> [What this task involves]
Please repeat only the stretch of records running from the first line through the line that contains "(8,515.5) rectangle (1147,832);".
··· Data excerpts ···
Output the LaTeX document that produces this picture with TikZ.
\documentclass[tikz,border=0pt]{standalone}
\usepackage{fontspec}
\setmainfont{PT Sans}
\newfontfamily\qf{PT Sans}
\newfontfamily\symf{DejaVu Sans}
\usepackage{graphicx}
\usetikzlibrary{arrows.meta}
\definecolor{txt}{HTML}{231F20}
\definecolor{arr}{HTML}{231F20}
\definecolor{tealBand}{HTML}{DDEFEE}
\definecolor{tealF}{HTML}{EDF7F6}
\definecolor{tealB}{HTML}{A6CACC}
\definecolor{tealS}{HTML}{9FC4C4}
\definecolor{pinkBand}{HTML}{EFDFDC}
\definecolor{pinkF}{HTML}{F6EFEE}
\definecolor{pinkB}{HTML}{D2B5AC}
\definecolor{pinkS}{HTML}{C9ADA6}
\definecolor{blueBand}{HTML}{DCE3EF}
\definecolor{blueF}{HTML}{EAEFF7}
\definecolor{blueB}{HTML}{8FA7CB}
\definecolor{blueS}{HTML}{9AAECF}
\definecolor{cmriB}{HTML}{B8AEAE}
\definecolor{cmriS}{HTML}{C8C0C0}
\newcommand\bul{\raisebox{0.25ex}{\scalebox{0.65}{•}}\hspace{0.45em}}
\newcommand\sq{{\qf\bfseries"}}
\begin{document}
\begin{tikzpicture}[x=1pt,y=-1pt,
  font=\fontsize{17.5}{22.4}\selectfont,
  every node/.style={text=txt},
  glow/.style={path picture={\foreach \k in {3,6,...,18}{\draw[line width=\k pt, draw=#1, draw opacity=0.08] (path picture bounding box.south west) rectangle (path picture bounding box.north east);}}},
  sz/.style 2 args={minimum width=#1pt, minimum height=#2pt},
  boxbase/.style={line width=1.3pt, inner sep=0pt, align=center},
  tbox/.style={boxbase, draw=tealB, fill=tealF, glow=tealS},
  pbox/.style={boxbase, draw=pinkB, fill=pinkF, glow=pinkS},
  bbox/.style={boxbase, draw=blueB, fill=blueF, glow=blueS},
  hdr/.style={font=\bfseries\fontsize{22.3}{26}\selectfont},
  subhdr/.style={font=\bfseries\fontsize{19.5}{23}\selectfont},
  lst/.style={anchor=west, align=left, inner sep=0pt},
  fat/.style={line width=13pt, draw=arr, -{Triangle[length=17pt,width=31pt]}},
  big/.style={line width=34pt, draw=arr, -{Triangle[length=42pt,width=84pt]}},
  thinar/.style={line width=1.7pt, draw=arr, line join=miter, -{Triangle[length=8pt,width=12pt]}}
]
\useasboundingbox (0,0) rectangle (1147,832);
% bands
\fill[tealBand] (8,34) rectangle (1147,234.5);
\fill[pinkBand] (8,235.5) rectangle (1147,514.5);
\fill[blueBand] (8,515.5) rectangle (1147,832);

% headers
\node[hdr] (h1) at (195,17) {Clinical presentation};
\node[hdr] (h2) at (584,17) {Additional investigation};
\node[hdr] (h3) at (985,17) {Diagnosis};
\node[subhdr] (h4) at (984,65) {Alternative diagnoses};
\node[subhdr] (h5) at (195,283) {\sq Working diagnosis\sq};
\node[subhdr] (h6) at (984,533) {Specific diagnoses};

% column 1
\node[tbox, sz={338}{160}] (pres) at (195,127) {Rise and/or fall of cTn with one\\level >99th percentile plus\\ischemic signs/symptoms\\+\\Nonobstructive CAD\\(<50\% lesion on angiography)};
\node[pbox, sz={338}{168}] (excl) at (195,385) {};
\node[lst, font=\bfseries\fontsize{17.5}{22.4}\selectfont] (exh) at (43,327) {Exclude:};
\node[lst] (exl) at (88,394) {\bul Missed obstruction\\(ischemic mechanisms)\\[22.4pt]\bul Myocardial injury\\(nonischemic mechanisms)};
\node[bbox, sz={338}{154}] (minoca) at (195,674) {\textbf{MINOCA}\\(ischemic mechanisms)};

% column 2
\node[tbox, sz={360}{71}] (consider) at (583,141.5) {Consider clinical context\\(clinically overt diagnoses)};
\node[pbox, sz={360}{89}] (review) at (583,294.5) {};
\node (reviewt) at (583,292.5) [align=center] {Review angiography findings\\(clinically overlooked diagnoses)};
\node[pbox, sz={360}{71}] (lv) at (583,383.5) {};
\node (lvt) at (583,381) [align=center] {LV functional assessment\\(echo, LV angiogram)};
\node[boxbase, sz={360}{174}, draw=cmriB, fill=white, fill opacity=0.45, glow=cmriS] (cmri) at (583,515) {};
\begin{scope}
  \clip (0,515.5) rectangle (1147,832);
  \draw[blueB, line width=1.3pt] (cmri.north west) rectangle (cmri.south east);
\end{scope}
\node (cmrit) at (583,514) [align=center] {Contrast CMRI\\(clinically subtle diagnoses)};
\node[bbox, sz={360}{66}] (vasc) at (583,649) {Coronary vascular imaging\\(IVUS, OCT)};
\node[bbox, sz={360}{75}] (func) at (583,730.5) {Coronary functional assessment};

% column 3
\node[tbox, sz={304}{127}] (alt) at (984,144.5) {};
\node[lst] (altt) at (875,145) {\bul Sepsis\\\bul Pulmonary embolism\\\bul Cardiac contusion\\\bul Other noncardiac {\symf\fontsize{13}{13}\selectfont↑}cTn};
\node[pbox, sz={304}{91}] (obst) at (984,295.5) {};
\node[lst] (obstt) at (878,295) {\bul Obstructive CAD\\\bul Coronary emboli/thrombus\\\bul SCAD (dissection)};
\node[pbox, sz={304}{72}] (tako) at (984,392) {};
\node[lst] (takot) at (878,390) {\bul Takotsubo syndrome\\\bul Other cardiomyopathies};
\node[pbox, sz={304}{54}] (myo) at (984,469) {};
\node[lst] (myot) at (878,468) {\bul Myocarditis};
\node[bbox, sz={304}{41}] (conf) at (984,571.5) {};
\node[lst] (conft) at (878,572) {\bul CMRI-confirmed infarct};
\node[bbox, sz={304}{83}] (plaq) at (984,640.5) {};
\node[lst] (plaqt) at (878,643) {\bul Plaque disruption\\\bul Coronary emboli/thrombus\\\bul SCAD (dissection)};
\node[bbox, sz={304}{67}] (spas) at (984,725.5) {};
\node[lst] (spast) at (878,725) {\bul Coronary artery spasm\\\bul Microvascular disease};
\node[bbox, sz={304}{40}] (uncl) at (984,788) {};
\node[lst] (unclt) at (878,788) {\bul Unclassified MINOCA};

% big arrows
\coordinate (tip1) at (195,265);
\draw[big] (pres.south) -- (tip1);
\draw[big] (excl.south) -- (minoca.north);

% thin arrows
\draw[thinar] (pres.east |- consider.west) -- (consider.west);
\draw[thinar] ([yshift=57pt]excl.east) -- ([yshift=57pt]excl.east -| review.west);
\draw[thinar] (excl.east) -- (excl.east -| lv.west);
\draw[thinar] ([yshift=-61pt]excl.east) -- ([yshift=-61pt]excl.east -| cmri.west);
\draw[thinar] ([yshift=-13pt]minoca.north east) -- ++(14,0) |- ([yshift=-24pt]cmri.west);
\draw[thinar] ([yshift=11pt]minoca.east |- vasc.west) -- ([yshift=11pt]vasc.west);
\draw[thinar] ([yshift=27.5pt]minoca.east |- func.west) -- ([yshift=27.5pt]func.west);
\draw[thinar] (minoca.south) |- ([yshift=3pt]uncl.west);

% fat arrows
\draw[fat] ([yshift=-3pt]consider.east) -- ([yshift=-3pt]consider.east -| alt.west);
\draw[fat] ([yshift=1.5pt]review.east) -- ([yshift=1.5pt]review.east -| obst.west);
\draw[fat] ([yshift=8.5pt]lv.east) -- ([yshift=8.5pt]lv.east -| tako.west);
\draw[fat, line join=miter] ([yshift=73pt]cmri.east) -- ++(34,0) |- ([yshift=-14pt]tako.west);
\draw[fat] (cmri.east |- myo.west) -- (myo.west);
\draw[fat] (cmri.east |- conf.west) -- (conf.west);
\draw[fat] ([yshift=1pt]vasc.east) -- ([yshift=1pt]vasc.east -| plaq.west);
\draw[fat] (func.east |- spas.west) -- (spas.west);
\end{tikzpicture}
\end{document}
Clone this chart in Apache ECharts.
···
> [Worked solution]
Output the LaTeX document that produces this picture with TikZ.
\documentclass[tikz,border=0pt]{standalone}
\usepackage{fontspec}
\setmainfont{PT Sans}
\newfontfamily\qf{PT Sans}
\newfontfamily\symf{DejaVu Sans}
\usepackage{graphicx}
\usetikzlibrary{arrows.meta}
\definecolor{txt}{HTML}{231F20}
\definecolor{arr}{HTML}{231F20}
\definecolor{tealBand}{HTML}{DDEFEE}
\definecolor{tealF}{HTML}{EDF7F6}
\definecolor{tealB}{HTML}{A6CACC}
\definecolor{tealS}{HTML}{9FC4C4}
\definecolor{pinkBand}{HTML}{EFDFDC}
\definecolor{pinkF}{HTML}{F6EFEE}
\definecolor{pinkB}{HTML}{D2B5AC}
\definecolor{pinkS}{HTML}{C9ADA6}
\definecolor{blueBand}{HTML}{DCE3EF}
\definecolor{blueF}{HTML}{EAEFF7}
\definecolor{blueB}{HTML}{8FA7CB}
\definecolor{blueS}{HTML}{9AAECF}
\definecolor{cmriB}{HTML}{B8AEAE}
\definecolor{cmriS}{HTML}{C8C0C0}
\newcommand\bul{\raisebox{0.25ex}{\scalebox{0.65}{•}}\hspace{0.45em}}
\newcommand\sq{{\qf\bfseries"}}
\begin{document}
\begin{tikzpicture}[x=1pt,y=-1pt,
  font=\fontsize{17.5}{22.4}\selectfont,
  every node/.style={text=txt},
  glow/.style={path picture={\foreach \k in {3,6,...,18}{\draw[line width=\k pt, draw=#1, draw opacity=0.08] (path picture bounding box.south west) rectangle (path picture bounding box.north east);}}},
  sz/.style 2 args={minimum width=#1pt, minimum height=#2pt},
  boxbase/.style={line width=1.3pt, inner sep=0pt, align=center},
  tbox/.style={boxbase, draw=tealB, fill=tealF, glow=tealS},
  pbox/.style={boxbase, draw=pinkB, fill=pinkF, glow=pinkS},
  bbox/.style={boxbase, draw=blueB, fill=blueF, glow=blueS},
  hdr/.style={font=\bfseries\fontsize{22.3}{26}\selectfont},
  subhdr/.style={font=\bfseries\fontsize{19.5}{23}\selectfont},
  lst/.style={anchor=west, align=left, inner sep=0pt},
  fat/.style={line width=13pt, draw=arr, -{Triangle[length=17pt,width=31pt]}},
  big/.style={line width=34pt, draw=arr, -{Triangle[length=42pt,width=84pt]}},
  thinar/.style={line width=1.7pt, draw=arr, line join=miter, -{Triangle[length=8pt,width=12pt]}}
]
\useasboundingbox (0,0) rectangle (1147,832);
% bands
\fill[tealBand] (8,34) rectangle (1147,234.5);
\fill[pinkBand] (8,235.5) rectangle (1147,514.5);
\fill[blueBand] (8,515.5) rectangle (1147,832);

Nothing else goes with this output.